INSURANCE REQUIREMENTS

The City of Rancho Palos Verdes will require the firm selected to provide insurance upon entering into an agreement with the City, and proof thereof as follows:

  • Workman's Compensation, in accordance with State Law

  • Automobile Liability Insurance in the amount of $1 million

  • Professional Liability Insurance in the amount of $1 million

Supplemental Conditions of an Agreement

Please note that the responses to this Request for Proposal are subject to the following conditions:

Submission of a proposal shall constitute acknowledgement and acceptance of all terms and conditions hereinafter set forth in the RFP unless otherwise expressly stated in the proposal.

Any firm submitting a proposal understands and agrees that the City shall have no financial responsibility for any costs incurred by a firm responding to this RFP.

The Consultant, by submitting a response to this Request for Proposals (RFP), waives all right to protest or seek any legal remedies whatsoever regarding any aspect of this RFP. The City may choose to interview one or more of the firms responding to this RFP.

The selected firm shall be required to enter into a written agreement with the City of Rancho Palos Verdes, in a form prepared by the City Attorney, to perform the prescribed services. This RFP and the proposal, or any part thereof, may be incorporated into and made a part of the final agreement. However, the City reserves the right to further negotiate the terms and conditions of the agreement with the selected firm.
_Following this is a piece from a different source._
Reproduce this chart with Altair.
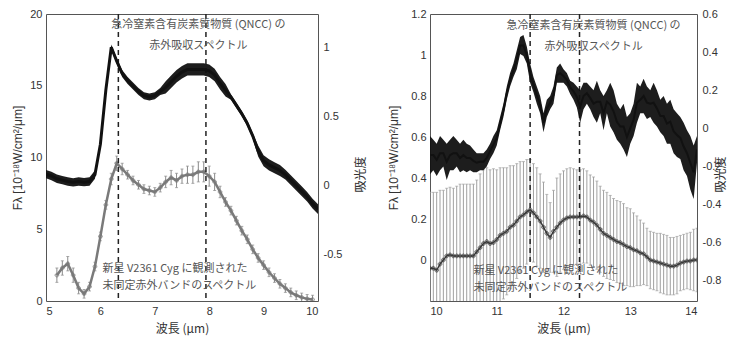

The agreement will, in any event, include a maximum "fixed cost" to the City of Rancho Palos Verdes.

As of the issuance date of this RFP and continuing until the time for submitting a proposal has expired, the City will provide relevant information and access to City facilities and documents as necessary for firms to familiarize themselves with the requirements set forth in the RFP. Access to City facilities shall be during normal business hours and will require at least twenty-four (24) hours advanced notice.

DELIVERY OF PROPOSAL

Three (3) copies of the proposal shall be delivered no later than 5:30 PM on Monday, March 1, 2004 to the City Manager’s Office, City of Rancho Palos Verdes, 30940 Hawthorne Boulevard, Rancho Palos Verdes, CA 90275, Attn: Carolynn Petru, aicp, Assistant City Manager.

DISCRETION

The City reserves the right to reject any or all proposals or to request and obtain, from one or more of the consulting firms, supplementary information as may be necessary for City staff to analyze the proposal pursuant to the consultant selection criteria.
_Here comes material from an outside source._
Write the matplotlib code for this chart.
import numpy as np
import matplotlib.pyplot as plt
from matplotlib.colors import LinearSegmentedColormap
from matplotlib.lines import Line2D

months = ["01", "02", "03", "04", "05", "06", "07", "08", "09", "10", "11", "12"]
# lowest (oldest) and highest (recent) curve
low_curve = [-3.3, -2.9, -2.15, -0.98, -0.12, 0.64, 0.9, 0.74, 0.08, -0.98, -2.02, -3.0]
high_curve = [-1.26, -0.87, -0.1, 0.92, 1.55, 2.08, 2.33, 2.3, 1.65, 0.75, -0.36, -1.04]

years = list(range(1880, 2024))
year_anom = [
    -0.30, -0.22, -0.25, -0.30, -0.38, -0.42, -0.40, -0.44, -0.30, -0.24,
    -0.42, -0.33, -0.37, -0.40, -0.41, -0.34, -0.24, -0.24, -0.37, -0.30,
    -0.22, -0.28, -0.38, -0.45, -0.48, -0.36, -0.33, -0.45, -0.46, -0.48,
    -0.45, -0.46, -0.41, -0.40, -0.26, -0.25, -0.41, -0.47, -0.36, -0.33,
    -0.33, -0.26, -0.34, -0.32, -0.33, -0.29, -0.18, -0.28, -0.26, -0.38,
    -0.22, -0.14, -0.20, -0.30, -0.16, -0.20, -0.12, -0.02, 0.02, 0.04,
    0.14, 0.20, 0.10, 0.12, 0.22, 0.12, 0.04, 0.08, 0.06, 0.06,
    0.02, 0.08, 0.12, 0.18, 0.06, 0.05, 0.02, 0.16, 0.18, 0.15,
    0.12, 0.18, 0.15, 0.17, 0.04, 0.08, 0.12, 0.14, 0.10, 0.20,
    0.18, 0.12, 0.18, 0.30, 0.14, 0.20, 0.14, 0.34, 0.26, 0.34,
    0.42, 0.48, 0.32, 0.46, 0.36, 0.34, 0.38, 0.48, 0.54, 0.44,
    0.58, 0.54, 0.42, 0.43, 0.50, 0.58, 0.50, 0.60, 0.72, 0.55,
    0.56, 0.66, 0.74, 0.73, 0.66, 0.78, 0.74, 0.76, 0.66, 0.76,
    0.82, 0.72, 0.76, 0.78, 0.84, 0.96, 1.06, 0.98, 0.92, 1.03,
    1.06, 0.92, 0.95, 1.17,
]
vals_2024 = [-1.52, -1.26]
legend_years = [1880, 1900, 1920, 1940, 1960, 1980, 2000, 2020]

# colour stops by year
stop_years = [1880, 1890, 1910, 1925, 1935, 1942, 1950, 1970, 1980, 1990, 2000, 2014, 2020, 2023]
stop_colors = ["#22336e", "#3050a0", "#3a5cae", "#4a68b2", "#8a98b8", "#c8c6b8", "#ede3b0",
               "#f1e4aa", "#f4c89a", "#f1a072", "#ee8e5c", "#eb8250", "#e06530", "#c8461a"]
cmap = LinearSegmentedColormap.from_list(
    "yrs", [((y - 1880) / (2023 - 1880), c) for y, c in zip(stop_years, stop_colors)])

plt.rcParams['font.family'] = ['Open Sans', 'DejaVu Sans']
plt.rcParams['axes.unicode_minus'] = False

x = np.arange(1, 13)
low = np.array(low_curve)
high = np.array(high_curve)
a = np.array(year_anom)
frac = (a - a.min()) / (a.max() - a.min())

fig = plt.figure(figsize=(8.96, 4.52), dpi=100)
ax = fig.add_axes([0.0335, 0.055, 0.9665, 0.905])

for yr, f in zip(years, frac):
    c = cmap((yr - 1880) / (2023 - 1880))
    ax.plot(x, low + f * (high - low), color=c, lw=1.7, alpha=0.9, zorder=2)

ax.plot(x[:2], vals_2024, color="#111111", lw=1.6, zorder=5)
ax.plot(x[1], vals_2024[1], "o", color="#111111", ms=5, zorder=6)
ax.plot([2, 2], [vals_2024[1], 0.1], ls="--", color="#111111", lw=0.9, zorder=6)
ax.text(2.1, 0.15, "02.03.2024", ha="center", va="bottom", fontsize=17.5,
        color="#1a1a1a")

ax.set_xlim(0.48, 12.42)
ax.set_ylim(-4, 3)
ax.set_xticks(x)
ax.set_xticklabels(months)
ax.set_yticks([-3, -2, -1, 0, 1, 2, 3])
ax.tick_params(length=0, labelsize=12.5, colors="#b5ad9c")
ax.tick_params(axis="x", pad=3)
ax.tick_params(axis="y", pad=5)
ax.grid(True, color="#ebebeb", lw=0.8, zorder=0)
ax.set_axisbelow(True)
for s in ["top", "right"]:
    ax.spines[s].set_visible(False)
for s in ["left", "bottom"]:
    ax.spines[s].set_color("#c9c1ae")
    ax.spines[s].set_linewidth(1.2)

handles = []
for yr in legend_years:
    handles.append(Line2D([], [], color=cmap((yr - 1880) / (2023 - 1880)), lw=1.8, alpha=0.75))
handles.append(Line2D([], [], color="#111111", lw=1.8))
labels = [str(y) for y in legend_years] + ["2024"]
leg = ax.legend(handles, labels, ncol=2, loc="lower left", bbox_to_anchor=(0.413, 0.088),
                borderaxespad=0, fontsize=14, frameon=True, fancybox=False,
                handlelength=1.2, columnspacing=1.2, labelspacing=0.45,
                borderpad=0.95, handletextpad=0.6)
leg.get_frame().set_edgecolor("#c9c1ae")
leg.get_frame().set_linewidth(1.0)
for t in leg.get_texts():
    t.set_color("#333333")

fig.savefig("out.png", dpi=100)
Request for clarification of the information contained herein shall be submitted in writing, addressed to Carolynn Petru, prior to 4:30 PM on Friday, February 20, 2004. Responses to any clarification questions will be provided to each group from which proposals have been requested. Such requests for clarification should be kept to a minimum due to the short response time for proposals.
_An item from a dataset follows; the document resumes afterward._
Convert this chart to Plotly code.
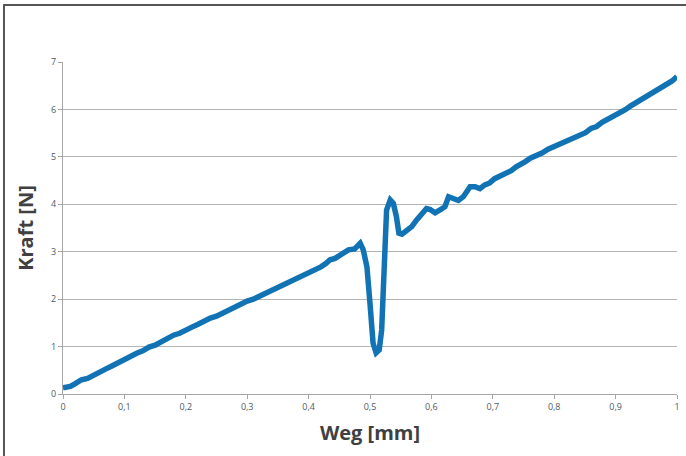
import plotly.graph_objects as go

weg = [0.0, 0.005, 0.012, 0.02, 0.025, 0.03, 0.04, 0.048, 0.055, 0.063, 0.07, 0.078, 0.085, 0.093,
       0.1, 0.11, 0.12, 0.13, 0.14, 0.15, 0.16, 0.17, 0.18, 0.19, 0.2,
       0.21, 0.22, 0.23, 0.24, 0.25, 0.26, 0.27, 0.28, 0.29, 0.3, 0.31, 0.32, 0.33, 0.34, 0.35,
       0.36, 0.37, 0.38, 0.39, 0.4, 0.41, 0.42, 0.428, 0.435, 0.443, 0.45, 0.458, 0.465, 0.475,
       0.484, 0.489, 0.495, 0.5, 0.505, 0.51, 0.515, 0.519, 0.523, 0.527, 0.533, 0.538, 0.543,
       0.547, 0.552, 0.56, 0.568, 0.576, 0.587, 0.592, 0.598, 0.606, 0.614, 0.622, 0.628, 0.636,
       0.644, 0.652, 0.663, 0.671, 0.679, 0.687, 0.695, 0.703, 0.712, 0.721, 0.73, 0.738, 0.745,
       0.753, 0.761, 0.77, 0.78, 0.79, 0.8, 0.81, 0.82, 0.831, 0.842, 0.851, 0.86, 0.869, 0.878,
       0.887, 0.896, 0.905, 0.915, 0.924, 0.933, 0.942, 0.951, 0.959, 0.967, 0.976, 0.984, 0.992, 1.0]
kraft = [0.13, 0.14, 0.16, 0.22, 0.27, 0.3, 0.33, 0.39, 0.44, 0.47, 0.53, 0.58, 0.63, 0.69,
         0.74, 0.79, 0.86, 0.91, 0.99, 1.03, 1.1, 1.18, 1.24, 1.28, 1.36,
         1.41, 1.47, 1.55, 1.6, 1.64, 1.71, 1.78, 1.83, 1.9, 1.96, 2.0, 2.06, 2.14, 2.19, 2.24,
         2.3, 2.37, 2.42, 2.5, 2.56, 2.6, 2.68, 2.75, 2.83, 2.86, 2.92, 2.97, 3.04, 3.06,
         3.18, 3.04, 2.68, 1.91, 1.07, 0.87, 0.93, 1.35, 2.61, 3.88, 4.09, 4.02, 3.74,
         3.39, 3.37, 3.46, 3.53, 3.67, 3.84, 3.91, 3.89, 3.82, 3.88, 3.95, 4.16, 4.12,
         4.08, 4.16, 4.37, 4.37, 4.33, 4.41, 4.45, 4.54, 4.59, 4.65, 4.71, 4.79, 4.83,
         4.9, 4.97, 5.01, 5.08, 5.16, 5.22, 5.25, 5.33, 5.4, 5.46, 5.51, 5.6, 5.64, 5.73,
         5.79, 5.88, 5.92, 5.99, 6.07, 6.14, 6.19, 6.27, 6.33, 6.4, 6.47, 6.54, 6.6, 6.69]

x_ticks = [0, 0.1, 0.2, 0.3, 0.4, 0.5, 0.6, 0.7, 0.8, 0.9, 1.0]
x_ticklabels = ["0", "0,1", "0,2", "0,3", "0,4", "0,5", "0,6", "0,7", "0,8", "0,9", "1"]
y_ticks = [0, 1, 2, 3, 4, 5, 6, 7]

fig = go.Figure()
fig.add_trace(go.Scatter(x=weg, y=kraft, mode="lines",
                         line=dict(color="#1173b3", width=5.5, shape="linear"),
                         showlegend=False))

axis_font = dict(family="Open Sans, Liberation Sans, sans-serif", size=9, color="#4f5a66")
title_font = dict(family="Open Sans, Liberation Sans, sans-serif", size=20, color="#404040")

fig.update_layout(
    width=686, height=456,
    margin=dict(l=63, r=9, t=62, b=62, autoexpand=False),
    paper_bgcolor="white", plot_bgcolor="white",
    xaxis=dict(range=[0, 1], tickvals=x_ticks, ticktext=x_ticklabels,
               showgrid=False, zeroline=False, showline=True, linecolor="#a6a6a6", linewidth=1,
               ticks="outside", ticklen=4, tickcolor="#a6a6a6", tickfont=axis_font,
               title=dict(text="<b>Weg [mm]</b>", font=title_font, standoff=14)),
    yaxis=dict(range=[0, 7], tickvals=y_ticks,
               showgrid=True, gridcolor="#b4b4b4", gridwidth=1, zeroline=False,
               showline=True, linecolor="#a6a6a6", linewidth=1,
               ticks="outside", ticklen=4, tickcolor="#a6a6a6", tickfont=axis_font,
               title=dict(text="<b>Kraft [N]</b>", font=title_font, standoff=12)),
    shapes=[
        dict(type="line", xref="paper", yref="paper", x0=-0.0961, x1=-0.0961, y0=-0.2, y1=1.172,
             line=dict(color="#555555", width=2)),
        dict(type="line", xref="paper", yref="paper", x0=-0.0975, x1=1.02, y0=1.172, y1=1.172,
             line=dict(color="#555555", width=2)),
    ],
)

fig.write_html("out.html", config={"displayModeBar": False},
               post_script="document.body.style.margin='0';")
The City may require consultants to participate in interviews or additional rounds of more refined submittals before the ultimate selections of a consultant team are made. These rounds could encompass revisions of the submittal criteria in response to the nature and scope of the initial proposals. If deemed necessary by the City, consultant interviews are tentatively scheduled for the week of March 1, 2004.